The trial court's conclusion that since appellants had not applied for a building *735 permit, the evidence "reflects that development may be possible" is too simplistic. All of the experts testified about the extensive wetlands on this property. Worse, the sliver of upland that does exist, and which is the only part of appellants' land which could be developed and thus benefit from the waterline, is at the rear of the property.

Recognizing the problems inherent in running a road across wetlands, the District's expert opined access to the property subject to development could come from another direction. Does this not concede that the property subject to development does not front on the waterline?

Even though the District made an adjustment to the front foot assessment because of the configuration (triangular) of appellants' property, it made no adjustment because of the severely diminished capacity of the property to support development which all the experts agreed exists because of the wetlands. In other words, except for the shape of the property, appellants were assessed as though their entire parcel was subject to the same development capability as were other parcels assessed on the same front foot basis. Further, it is apparent from this record that in order to use the waterline provided by the District, appellants would have to further extend the waterline some eight acres across the wetlands before construction could commence. Property which could be developed adjacent to the waterline would of necessity benefit much more than property which had to have the lines extended several hundred feet before any benefit could accrue.
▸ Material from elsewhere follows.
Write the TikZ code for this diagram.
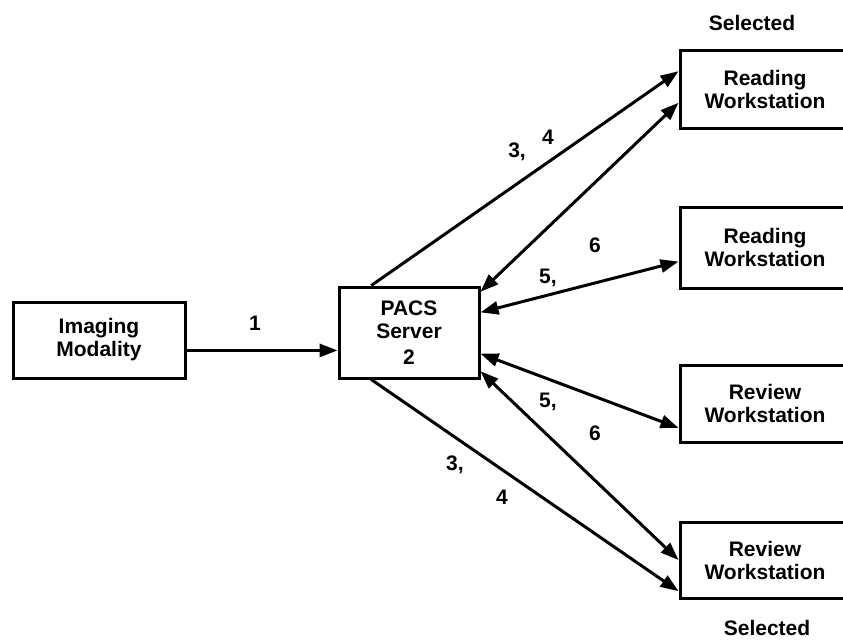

The same logic which requires an adjustment to the standard per front foot assessment when the shape of the property affects its ability to benefit from the improvement, also requires an adjustment when such factors as wetlands and the distance from the lines to the development detract from the benefits.

The failure to consider these additional factors shows that the assessment on appellants' property was not assessed "in proportion to the benefits to be derived therefrom" as required by Chapter 63-1222, section 17(a) which authorized the assessment. For example, assume there are two ten-acre parcels of equal dimensions side by side. One parcel will support the construction of twenty homes; the other, only two homes. The parcel that will accommodate twenty homes will benefit much more by the extension of this waterline. Clearly an assessment on a standard front foot basis, when wetlands are involved only on some of the parcels, will not assess the properties in proportion to the benefits derived and, therefore, the District has exceeded its authority in assessing appellants' property herein.

In this case, we have a governmental agency which tells property owners that although they have an unequal right to develop their property, they must nevertheless pay an equal amount in bringing waterlines to their property. The District's enabling statute says the properties must be assessed only in accordance with the benefits received and so should we.

NOTES

[1] Contrary to the implication created by the dissent, the Pomerances do not argue that their assessment should be reduced; rather, their argument is that it should be eliminated entirely.